The Norwegian and Barents Seas, as parts of the Atlantic Ocean, were real battle fields for maritime war, in particular submarine and anti-submarine warfare. The Allies transported military assets, including equipment and ammunition, as well as other material assistance, for the Soviet Union, and German submarines hunted these civilian cargo ships like wolves. “Escorts to Murmansk”, so named after the final destination on the northernmost coast of the Kola Peninsula, became one of the metaphors of the Arctic war front.
Interestingly, due to its ice-free coast, and the railway to St. Petersburg, Murmansk faced for a while hot warfare already in World War I, when British and Finnish troops were fighting with Russian white generals against the Soviet Russia.
It was not only about naval forces and fighting at sea, since in the European Arctic there were also constant air battles and fighting on the ground between Germany and Soviet Union. This contrasts with the fighting of the Winter and Continuous Wars between Finnish and Soviet troops, which mostly took place in southern fronts, except fighting over Petsamo in the Winter War. The German bombers bombed Murmansk and its harbors, and Soviet ones Kirkenes and other locations in northernmost Norway. After occupying Denmark and Norway in spring 1940, Nazi Germany had quickly entered into the coast of Barents Sea and the Soviet border, and received (almost) total control of the Nordic part of the European Arctic, including the northernmost part (almost half) of Finland, by allying with Finland after Germany’s invasion of the Soviet Union in June 1941.

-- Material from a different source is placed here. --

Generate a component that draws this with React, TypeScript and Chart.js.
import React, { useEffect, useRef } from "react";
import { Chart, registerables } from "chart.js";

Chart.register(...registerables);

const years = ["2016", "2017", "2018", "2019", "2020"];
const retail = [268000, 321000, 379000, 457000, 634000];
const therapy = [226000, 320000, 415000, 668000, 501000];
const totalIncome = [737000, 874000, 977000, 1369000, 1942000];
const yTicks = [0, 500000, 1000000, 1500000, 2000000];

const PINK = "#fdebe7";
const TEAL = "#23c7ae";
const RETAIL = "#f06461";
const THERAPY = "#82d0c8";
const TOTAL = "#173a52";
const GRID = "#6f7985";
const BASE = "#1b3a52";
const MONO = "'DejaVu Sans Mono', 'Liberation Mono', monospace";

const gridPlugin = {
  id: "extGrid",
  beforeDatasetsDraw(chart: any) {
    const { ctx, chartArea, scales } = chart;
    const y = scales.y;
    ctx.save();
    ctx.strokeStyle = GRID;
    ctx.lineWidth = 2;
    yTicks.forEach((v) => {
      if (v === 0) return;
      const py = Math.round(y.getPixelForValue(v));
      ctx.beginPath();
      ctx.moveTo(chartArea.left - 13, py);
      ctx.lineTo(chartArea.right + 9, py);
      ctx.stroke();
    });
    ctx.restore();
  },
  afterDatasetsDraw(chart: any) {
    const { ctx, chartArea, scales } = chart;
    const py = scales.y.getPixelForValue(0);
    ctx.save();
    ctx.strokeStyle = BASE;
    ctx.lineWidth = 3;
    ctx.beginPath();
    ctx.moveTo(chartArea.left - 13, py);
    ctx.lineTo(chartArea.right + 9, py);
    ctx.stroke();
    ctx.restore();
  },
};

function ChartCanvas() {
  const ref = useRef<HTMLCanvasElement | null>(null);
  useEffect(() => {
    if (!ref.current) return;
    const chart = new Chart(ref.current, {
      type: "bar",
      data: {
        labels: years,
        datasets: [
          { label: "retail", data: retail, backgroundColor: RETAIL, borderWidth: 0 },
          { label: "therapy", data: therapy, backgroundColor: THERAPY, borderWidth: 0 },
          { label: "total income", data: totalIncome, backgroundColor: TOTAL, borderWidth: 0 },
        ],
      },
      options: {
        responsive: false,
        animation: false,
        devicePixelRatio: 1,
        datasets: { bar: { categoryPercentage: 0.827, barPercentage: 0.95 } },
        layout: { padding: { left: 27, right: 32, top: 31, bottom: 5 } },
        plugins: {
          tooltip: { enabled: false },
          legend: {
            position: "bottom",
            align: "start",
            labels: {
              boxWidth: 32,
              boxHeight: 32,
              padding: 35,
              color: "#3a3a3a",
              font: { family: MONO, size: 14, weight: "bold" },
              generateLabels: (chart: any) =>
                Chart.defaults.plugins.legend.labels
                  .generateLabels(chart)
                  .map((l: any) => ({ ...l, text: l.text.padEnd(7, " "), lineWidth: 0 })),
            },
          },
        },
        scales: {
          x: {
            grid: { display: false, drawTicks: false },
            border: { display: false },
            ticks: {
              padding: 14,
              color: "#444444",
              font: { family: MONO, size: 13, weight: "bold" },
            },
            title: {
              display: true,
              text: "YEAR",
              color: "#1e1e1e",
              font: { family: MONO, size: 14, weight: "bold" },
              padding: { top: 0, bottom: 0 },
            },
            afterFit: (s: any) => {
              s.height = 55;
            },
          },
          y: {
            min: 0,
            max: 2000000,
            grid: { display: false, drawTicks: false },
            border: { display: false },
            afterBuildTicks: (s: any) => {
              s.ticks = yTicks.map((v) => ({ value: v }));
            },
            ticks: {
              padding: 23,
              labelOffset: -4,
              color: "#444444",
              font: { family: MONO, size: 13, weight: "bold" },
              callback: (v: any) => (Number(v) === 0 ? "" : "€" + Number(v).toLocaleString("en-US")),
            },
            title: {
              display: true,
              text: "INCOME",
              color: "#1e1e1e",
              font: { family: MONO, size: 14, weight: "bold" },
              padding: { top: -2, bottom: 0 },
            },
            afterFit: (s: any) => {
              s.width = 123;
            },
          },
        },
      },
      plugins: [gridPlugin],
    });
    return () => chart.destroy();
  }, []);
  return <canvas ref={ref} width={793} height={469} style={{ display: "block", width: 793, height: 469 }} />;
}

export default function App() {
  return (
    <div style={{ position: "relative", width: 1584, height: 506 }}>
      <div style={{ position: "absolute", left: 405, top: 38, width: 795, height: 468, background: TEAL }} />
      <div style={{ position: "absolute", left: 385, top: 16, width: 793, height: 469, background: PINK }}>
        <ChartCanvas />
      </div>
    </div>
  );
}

Nonetheless, German troops never managed to conquer Murmansk, the Allies’ aid to Soviet Union continued to run, and the front was stuck in the Western part of the Kola Peninsula. The real turn started after Finland entered into a ceasefire with the Soviet Union, in September 1944, and had to push German troops out of its territory, which meant Finland’s third war within World War II. Germany paid back this revanche by destroying and burning the infrastructure of the entire Lapland, from small houses to big bridges and main roads, which pushed Lapland’s residents to be evacuated to Sweden.

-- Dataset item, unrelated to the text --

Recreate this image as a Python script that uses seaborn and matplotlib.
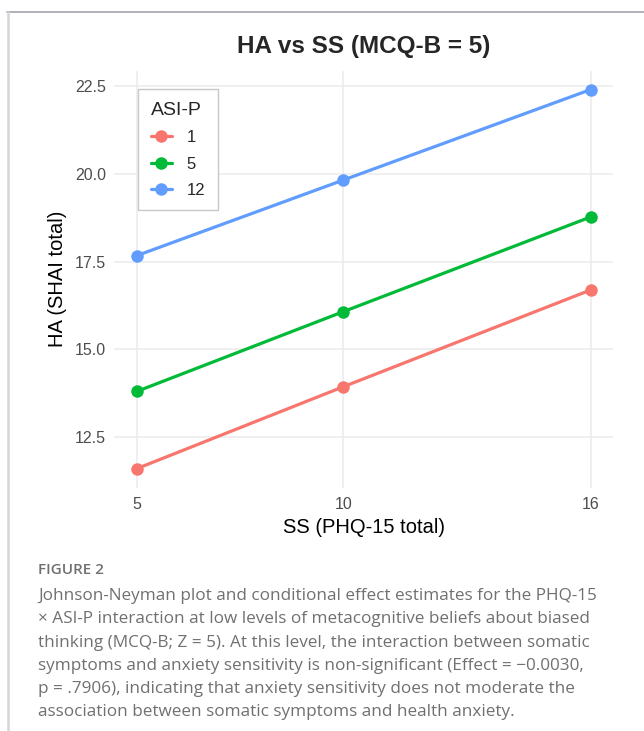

A minor episode of the war, though a serious act, was when Great Britain “invaded and occupied Iceland” in May 1940, which the Icelandic Prime Minister described “as a precaution against possible German action against Iceland” after the Nazi Germany had occupied Denmark. Although “an occupied country [Iceland] had no to say in presence of British troops… by inviting U.S. troops to Iceland the government of Iceland was making a sovereign decision to accept U.S. military protection” (Petursson 2020, 34).
All in all, the World War II meant severe fighting and moving fronts, in 1941-1945, between Germany and Soviet Union in the European Arctic, in real Arctic climate conditions. Important geopolitical factors started to emerge: Firstly, the experience of warfare in cold conditions, and the revolution in military technology, manifested by the explosion of the atomic bombs in Japan; and secondly, the strategic implications of the shortest distance between the (new) superpowers, the Soviet Union and the USA, being over the Arctic Ocean; and thirdly, that certain strategic minerals, at the time nickel, played a more important role in the superpowers’ arms race and geopolitics in general.
More relevant in the long run is the legacy of the World War II that since then, there has neither been wars nor armed conflicts, nor disputes on sovereignty, in the entire region. That is until the Ukrainian drone strikes on Russian airport on the Kola Peninsula destroyed two strategic nuclear bombers (parked in open air due to START Treaty), an attack that could be interpreted, as many did, as a breaking of the peaceful state of Arctic security. In fact, according to the data by professionals, in particular the SIPRI Yearbook, it did not qualify as an armed conflict per se1, but yet was a damaging hit against the Russian nuclear triad which could have long-term consequences militarily and potentially affect the US-Russian arms control negotiations.
Correspondingly, the legacy of the Cold War in the Arctic, partly based on the legacy of World War II, could be interpreted to include among other things: firstly, two powers of the Allies, the Soviet Union and the USA, later becoming enemies, started to deploy heavyweight military structures, in particular nuclear weapon systems, in the Arctic: nuclear submarines patrolling in Arctic waters, radar stations searching for attacks by a potential enemy, and nuclear bombers in alert to reach the targets on the other side if needed; secondly, the original nature of Arctic military was, and is still, global “nuclear deterrence” with the capability of carrying out a second strike in retaliation if attacked, as the main premise of the nuclear weapon system (Heininen 2024); thirdly, the strategic military importance of the nuclear weapon systems makes the Arctic geostrategically important for the major nuclear weapons powers, and forces them to negotiate on nuclear arms control, if not disarmament, including to agree to extend the New START after its expiration of February 2026. Ironically, all this has supported the high geopolitical stability and peace in the region - one more Arctic paradox if you wish.
Finally and interestingly, the Cold War period also showed, even manifested, small northern states’ influence, punching above their weight, in the post-World War international rule-based order world system, as well as an importance of soft-power based on negotiations (though assisted by the USA and NATO membership) in the case of Iceland. Iceland unilaterally extended its Exclusive Economic Zone, EEZ to 12 nautical miles (in 1961), 50 nautical miles (in 1973), and 200 nautical miles (in 1976), although this was heavily opposed by European great powers. It took three socalled Cod Wars, in 1958-1976, between Britain and Iceland before Britain gave up and the 200 nautical miles EEZ became part of UNCLOS (e.g. Petursson 2020, 50-78).
Conclusions
Hot war and warfare in the Arctic region is a rare thing, limited even during World War II and occurring mostly in the European Arctic (northernmost part of Norway, Finnish Lapland, eastern parts of the Kola Peninsula). Interestingly, warfare in the Arctic has not occurred between two or more Arctic states, but between an Arctic state and an invader / aggressor from outside (British troops in World War I, Nazi Germany in World War II, Britain in the Cod Wars).
Most important geopolitically, and from the point of view of people(s), is the legacies of the World War II and the Cold War that since them, there has neither been wars or armed conflicts, nor conflicts over sovereignty, in the entire Arctic region. Although not much discussed today, the fact that the previous wars have fundamentally shaped Arctic geopolitics and Arctic security could be interpreted as a lesson from the past.
This mostly manifested as an absence of hot war. Ongoing Arctic cooperation, based on the Arctic diplomatic model, still lends itself to, and has built a foundation for, positive peace.